### Work to complete
Images are not part of the copy; write out the rest of the data exactly as given.
════════════════════
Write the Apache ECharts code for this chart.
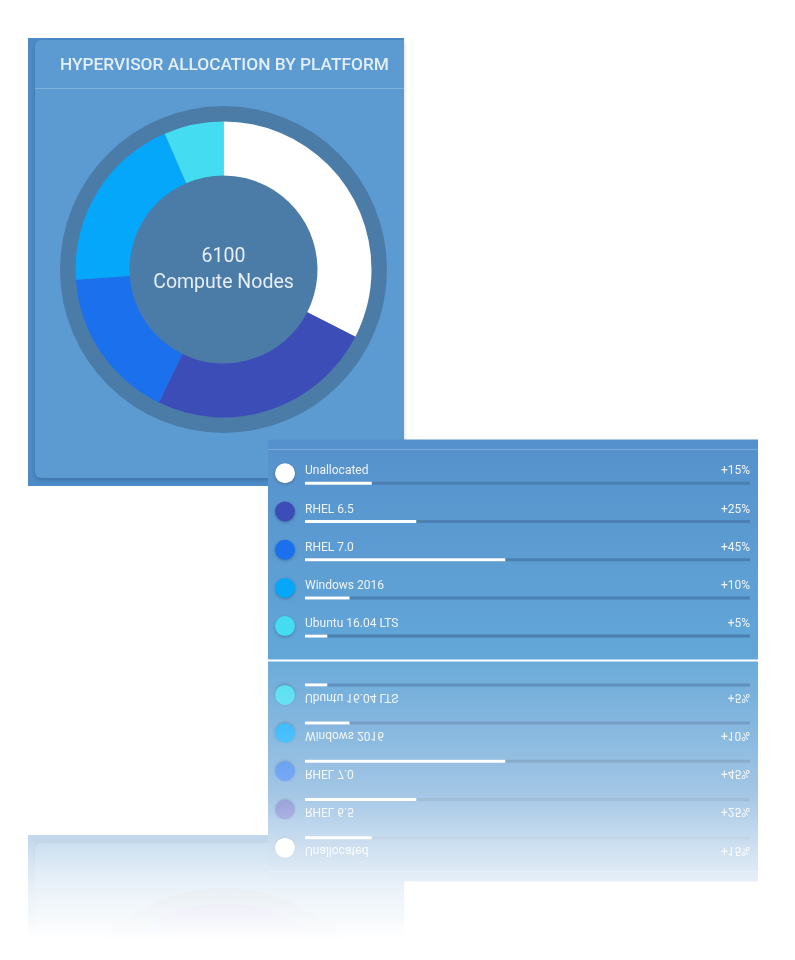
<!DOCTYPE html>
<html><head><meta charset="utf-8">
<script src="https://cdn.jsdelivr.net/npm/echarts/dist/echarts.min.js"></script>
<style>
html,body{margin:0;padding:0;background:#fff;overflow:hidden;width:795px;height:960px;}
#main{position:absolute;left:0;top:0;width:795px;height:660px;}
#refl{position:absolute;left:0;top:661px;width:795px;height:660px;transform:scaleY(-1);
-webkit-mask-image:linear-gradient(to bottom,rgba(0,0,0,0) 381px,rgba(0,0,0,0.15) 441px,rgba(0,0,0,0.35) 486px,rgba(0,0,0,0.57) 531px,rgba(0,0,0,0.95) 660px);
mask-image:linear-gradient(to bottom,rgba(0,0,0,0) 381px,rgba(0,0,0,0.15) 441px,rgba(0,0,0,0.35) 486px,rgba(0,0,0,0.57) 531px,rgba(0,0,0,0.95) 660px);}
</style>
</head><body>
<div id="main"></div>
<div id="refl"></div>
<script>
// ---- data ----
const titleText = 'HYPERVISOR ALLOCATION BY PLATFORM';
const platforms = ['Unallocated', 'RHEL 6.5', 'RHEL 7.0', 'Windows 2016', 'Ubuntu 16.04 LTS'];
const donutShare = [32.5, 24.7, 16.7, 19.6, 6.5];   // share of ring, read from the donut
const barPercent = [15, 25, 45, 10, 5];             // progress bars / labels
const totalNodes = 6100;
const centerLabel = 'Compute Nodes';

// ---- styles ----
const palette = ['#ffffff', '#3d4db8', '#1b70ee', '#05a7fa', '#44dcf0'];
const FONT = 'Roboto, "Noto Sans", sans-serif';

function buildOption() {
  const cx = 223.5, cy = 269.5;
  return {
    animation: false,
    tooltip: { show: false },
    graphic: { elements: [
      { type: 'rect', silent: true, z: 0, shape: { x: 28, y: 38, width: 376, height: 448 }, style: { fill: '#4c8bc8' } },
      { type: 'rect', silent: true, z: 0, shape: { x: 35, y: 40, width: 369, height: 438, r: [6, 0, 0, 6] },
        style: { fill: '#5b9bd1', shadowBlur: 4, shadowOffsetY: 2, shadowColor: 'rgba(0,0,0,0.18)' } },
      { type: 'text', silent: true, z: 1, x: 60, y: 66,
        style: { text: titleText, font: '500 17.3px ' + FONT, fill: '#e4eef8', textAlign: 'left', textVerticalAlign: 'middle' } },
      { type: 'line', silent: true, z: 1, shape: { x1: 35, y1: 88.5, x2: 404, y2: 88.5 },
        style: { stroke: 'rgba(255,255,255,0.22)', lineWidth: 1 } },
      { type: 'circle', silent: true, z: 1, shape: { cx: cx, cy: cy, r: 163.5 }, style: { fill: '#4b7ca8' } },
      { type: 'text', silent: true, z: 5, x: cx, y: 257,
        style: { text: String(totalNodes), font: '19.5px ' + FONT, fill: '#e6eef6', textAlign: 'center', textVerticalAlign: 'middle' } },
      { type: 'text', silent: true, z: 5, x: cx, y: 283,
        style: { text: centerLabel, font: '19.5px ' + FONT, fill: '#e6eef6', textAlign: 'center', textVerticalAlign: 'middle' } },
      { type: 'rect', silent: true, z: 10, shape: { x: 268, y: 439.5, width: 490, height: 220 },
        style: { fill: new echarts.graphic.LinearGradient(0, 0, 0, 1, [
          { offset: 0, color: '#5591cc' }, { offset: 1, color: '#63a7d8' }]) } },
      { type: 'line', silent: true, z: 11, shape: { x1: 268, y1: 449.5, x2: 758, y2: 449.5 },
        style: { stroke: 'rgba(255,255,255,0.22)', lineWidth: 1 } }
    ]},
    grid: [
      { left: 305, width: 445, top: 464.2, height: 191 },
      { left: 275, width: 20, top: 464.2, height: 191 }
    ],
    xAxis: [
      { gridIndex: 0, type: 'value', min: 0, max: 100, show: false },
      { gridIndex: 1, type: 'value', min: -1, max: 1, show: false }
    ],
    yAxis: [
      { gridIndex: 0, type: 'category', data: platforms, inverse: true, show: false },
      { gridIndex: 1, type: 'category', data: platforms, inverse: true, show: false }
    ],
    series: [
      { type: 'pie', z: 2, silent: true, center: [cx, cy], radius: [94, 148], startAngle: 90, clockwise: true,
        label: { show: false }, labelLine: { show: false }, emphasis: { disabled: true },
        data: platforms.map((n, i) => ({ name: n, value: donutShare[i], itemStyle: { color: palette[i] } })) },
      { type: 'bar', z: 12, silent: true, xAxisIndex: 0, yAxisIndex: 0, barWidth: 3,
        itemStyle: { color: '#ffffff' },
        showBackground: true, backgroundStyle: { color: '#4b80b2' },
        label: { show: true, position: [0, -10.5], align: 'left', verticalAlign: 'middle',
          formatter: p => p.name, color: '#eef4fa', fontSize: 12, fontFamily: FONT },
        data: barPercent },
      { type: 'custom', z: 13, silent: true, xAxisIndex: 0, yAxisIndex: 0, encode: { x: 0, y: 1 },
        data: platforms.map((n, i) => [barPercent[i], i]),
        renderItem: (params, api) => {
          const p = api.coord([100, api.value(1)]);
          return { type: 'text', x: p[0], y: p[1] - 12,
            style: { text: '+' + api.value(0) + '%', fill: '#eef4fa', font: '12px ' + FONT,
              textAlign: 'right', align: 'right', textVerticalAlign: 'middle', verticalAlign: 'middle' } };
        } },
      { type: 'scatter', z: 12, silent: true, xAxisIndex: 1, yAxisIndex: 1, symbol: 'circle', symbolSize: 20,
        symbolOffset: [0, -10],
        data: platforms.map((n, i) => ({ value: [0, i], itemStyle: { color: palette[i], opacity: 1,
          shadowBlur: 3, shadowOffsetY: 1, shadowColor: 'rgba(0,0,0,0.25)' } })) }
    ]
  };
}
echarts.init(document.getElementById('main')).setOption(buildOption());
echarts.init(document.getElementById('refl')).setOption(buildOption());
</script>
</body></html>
════════════════════
### Correct result
Write the Apache ECharts code for this chart.
<!DOCTYPE html>
<html><head><meta charset="utf-8">
<script src="https://cdn.jsdelivr.net/npm/echarts/dist/echarts.min.js"></script>
<style>
html,body{margin:0;padding:0;background:#fff;overflow:hidden;width:795px;height:960px;}
#main{position:absolute;left:0;top:0;width:795px;height:660px;}
#refl{position:absolute;left:0;top:661px;width:795px;height:660px;transform:scaleY(-1);
-webkit-mask-image:linear-gradient(to bottom,rgba(0,0,0,0) 381px,rgba(0,0,0,0.15) 441px,rgba(0,0,0,0.35) 486px,rgba(0,0,0,0.57) 531px,rgba(0,0,0,0.95) 660px);
mask-image:linear-gradient(to bottom,rgba(0,0,0,0) 381px,rgba(0,0,0,0.15) 441px,rgba(0,0,0,0.35) 486px,rgba(0,0,0,0.57) 531px,rgba(0,0,0,0.95) 660px);}
</style>
</head><body>
<div id="main"></div>
<div id="refl"></div>
<script>
// ---- data ----
const titleText = 'HYPERVISOR ALLOCATION BY PLATFORM';
const platforms = ['Unallocated', 'RHEL 6.5', 'RHEL 7.0', 'Windows 2016', 'Ubuntu 16.04 LTS'];
const donutShare = [32.5, 24.7, 16.7, 19.6, 6.5];   // share of ring, read from the donut
const barPercent = [15, 25, 45, 10, 5];             // progress bars / labels
const totalNodes = 6100;
const centerLabel = 'Compute Nodes';

// ---- styles ----
const palette = ['#ffffff', '#3d4db8', '#1b70ee', '#05a7fa', '#44dcf0'];
const FONT = 'Roboto, "Noto Sans", sans-serif';

function buildOption() {
  const cx = 223.5, cy = 269.5;
  return {
    animation: false,
    tooltip: { show: false },
    graphic: { elements: [
      { type: 'rect', silent: true, z: 0, shape: { x: 28, y: 38, width: 376, height: 448 }, style: { fill: '#4c8bc8' } },
      { type: 'rect', silent: true, z: 0, shape: { x: 35, y: 40, width: 369, height: 438, r: [6, 0, 0, 6] },
        style: { fill: '#5b9bd1', shadowBlur: 4, shadowOffsetY: 2, shadowColor: 'rgba(0,0,0,0.18)' } },
      { type: 'text', silent: true, z: 1, x: 60, y: 66,
        style: { text: titleText, font: '500 17.3px ' + FONT, fill: '#e4eef8', textAlign: 'left', textVerticalAlign: 'middle' } },
      { type: 'line', silent: true, z: 1, shape: { x1: 35, y1: 88.5, x2: 404, y2: 88.5 },
        style: { stroke: 'rgba(255,255,255,0.22)', lineWidth: 1 } },
      { type: 'circle', silent: true, z: 1, shape: { cx: cx, cy: cy, r: 163.5 }, style: { fill: '#4b7ca8' } },
      { type: 'text', silent: true, z: 5, x: cx, y: 257,
        style: { text: String(totalNodes), font: '19.5px ' + FONT, fill: '#e6eef6', textAlign: 'center', textVerticalAlign: 'middle' } },
      { type: 'text', silent: true, z: 5, x: cx, y: 283,
        style: { text: centerLabel, font: '19.5px ' + FONT, fill: '#e6eef6', textAlign: 'center', textVerticalAlign: 'middle' } },
      { type: 'rect', silent: true, z: 10, shape: { x: 268, y: 439.5, width: 490, height: 220 },
        style: { fill: new echarts.graphic.LinearGradient(0, 0, 0, 1, [
          { offset: 0, color: '#5591cc' }, { offset: 1, color: '#63a7d8' }]) } },
      { type: 'line', silent: true, z: 11, shape: { x1: 268, y1: 449.5, x2: 758, y2: 449.5 },
        style: { stroke: 'rgba(255,255,255,0.22)', lineWidth: 1 } }
    ]},
    grid: [
      { left: 305, width: 445, top: 464.2, height: 191 },
      { left: 275, width: 20, top: 464.2, height: 191 }
    ],
    xAxis: [
      { gridIndex: 0, type: 'value', min: 0, max: 100, show: false },
      { gridIndex: 1, type: 'value', min: -1, max: 1, show: false }
    ],
    yAxis: [
      { gridIndex: 0, type: 'category', data: platforms, inverse: true, show: false },
      { gridIndex: 1, type: 'category', data: platforms, inverse: true, show: false }
    ],
    series: [
      { type: 'pie', z: 2, silent: true, center: [cx, cy], radius: [94, 148], startAngle: 90, clockwise: true,
        label: { show: false }, labelLine: { show: false }, emphasis: { disabled: true },
        data: platforms.map((n, i) => ({ name: n, value: donutShare[i], itemStyle: { color: palette[i] } })) },
      { type: 'bar', z: 12, silent: true, xAxisIndex: 0, yAxisIndex: 0, barWidth: 3,
        itemStyle: { color: '#ffffff' },
        showBackground: true, backgroundStyle: { color: '#4b80b2' },
        label: { show: true, position: [0, -10.5], align: 'left', verticalAlign: 'middle',
          formatter: p => p.name, color: '#eef4fa', fontSize: 12, fontFamily: FONT },
        data: barPercent },
      { type: 'custom', z: 13, silent: true, xAxisIndex: 0, yAxisIndex: 0, encode: { x: 0, y: 1 },
        data: platforms.map((n, i) => [barPercent[i], i]),
        renderItem: (params, api) => {
          const p = api.coord([100, api.value(1)]);
          return { type: 'text', x: p[0], y: p[1] - 12,
            style: { text: '+' + api.value(0) + '%', fill: '#eef4fa', font: '12px ' + FONT,
              textAlign: 'right', align: 'right', textVerticalAlign: 'middle', verticalAlign: 'middle' } };
        } },
      { type: 'scatter', z: 12, silent: true, xAxisIndex: 1, yAxisIndex: 1, symbol: 'circle', symbolSize: 20,
        symbolOffset: [0, -10],
        data: platforms.map((n, i) => ({ value: [0, i], itemStyle: { color: palette[i], opacity: 1,
          shadowBlur: 3, shadowOffsetY: 1, shadowColor: 'rgba(0,0,0,0.25)' } })) }
    ]
  };
}
echarts.init(document.getElementById('main')).setOption(buildOption());
echarts.init(document.getElementById('refl')).setOption(buildOption());
</script>
</body></html>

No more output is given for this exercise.